> **Supplied material**:
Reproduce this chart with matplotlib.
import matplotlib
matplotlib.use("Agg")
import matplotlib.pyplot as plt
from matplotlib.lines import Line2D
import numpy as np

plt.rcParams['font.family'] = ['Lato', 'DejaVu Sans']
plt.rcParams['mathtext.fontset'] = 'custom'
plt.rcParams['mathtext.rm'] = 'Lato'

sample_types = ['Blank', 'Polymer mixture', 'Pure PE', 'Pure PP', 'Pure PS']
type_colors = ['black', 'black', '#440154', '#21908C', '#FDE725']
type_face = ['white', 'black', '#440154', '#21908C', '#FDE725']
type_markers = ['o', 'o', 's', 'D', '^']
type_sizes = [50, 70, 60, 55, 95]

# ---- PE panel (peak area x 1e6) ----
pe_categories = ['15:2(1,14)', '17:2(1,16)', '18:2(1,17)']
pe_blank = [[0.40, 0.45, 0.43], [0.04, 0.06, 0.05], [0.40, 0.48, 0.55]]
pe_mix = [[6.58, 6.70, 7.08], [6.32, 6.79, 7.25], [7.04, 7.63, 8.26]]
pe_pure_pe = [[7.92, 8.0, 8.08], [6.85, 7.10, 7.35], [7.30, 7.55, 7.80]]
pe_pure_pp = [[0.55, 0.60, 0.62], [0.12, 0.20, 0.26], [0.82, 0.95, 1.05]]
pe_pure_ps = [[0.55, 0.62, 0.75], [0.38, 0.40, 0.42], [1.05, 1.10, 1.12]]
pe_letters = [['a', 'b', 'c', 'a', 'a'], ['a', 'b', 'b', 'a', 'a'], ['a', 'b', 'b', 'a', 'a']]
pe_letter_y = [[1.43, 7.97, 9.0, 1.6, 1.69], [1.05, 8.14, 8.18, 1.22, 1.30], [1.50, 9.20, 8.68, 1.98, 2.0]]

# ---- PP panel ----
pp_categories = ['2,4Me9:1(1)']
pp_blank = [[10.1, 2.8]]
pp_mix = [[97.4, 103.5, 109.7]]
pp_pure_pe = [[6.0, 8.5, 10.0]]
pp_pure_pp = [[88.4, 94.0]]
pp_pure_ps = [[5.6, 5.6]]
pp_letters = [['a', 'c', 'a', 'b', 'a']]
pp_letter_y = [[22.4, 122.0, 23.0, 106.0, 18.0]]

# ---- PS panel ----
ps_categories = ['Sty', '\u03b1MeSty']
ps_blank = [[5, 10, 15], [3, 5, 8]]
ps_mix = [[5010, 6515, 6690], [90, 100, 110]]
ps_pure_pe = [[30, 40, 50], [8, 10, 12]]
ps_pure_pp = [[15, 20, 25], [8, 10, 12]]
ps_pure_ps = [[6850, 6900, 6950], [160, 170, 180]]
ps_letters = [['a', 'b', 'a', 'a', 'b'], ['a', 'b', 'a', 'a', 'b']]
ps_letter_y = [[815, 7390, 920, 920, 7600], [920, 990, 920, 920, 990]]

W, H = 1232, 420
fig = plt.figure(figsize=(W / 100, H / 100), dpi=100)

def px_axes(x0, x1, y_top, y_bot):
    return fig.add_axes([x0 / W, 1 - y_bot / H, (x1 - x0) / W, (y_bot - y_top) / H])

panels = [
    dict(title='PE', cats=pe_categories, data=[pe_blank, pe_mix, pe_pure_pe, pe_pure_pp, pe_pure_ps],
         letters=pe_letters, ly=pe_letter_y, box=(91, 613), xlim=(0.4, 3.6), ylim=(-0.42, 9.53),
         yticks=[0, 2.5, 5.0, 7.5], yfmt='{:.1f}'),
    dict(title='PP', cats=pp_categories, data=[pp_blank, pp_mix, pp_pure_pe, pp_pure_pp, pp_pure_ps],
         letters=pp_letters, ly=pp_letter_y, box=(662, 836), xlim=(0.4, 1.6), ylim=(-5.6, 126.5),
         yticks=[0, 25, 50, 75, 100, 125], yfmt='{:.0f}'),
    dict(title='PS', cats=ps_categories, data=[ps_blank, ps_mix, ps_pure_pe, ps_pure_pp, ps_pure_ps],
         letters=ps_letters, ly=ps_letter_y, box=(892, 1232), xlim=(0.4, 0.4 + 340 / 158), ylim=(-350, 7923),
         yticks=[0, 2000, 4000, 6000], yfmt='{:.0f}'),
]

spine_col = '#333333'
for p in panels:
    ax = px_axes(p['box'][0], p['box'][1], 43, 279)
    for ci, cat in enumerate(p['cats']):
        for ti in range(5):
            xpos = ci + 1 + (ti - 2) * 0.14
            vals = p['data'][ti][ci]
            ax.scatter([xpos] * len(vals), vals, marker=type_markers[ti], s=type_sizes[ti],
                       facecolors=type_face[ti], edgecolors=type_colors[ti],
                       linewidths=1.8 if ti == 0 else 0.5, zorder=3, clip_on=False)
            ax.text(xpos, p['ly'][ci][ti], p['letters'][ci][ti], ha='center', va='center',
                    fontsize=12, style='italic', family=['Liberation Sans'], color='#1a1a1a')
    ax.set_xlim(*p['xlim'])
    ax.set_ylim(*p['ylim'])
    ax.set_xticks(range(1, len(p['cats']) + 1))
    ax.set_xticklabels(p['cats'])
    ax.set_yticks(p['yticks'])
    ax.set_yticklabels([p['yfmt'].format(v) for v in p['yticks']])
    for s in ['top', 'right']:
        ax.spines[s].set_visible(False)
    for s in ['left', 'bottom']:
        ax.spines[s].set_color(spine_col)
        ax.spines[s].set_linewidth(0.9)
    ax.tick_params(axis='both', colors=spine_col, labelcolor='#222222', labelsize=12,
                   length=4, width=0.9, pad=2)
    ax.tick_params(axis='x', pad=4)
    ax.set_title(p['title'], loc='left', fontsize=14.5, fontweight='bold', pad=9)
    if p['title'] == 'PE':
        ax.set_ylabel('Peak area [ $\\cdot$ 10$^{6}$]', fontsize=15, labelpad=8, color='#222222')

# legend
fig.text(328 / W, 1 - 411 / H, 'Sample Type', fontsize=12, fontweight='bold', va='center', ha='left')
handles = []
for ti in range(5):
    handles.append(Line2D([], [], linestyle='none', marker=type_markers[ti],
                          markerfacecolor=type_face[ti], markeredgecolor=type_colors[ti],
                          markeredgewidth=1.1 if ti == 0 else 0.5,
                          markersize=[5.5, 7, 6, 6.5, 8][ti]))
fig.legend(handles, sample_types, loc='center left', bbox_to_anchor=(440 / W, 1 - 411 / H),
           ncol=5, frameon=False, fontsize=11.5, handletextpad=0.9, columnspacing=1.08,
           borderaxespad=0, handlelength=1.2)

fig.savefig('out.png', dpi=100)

> **Work to do**: From the opening line of the data above through the line that contains "plt.rcParams['mathtext.rm'] = 'Lato'", please print each line as it stands and only those lines.

> **Written answer**:
Reproduce this chart with matplotlib.
import matplotlib
matplotlib.use("Agg")
import matplotlib.pyplot as plt
from matplotlib.lines import Line2D
import numpy as np

plt.rcParams['font.family'] = ['Lato', 'DejaVu Sans']
plt.rcParams['mathtext.fontset'] = 'custom'
plt.rcParams['mathtext.rm'] = 'Lato'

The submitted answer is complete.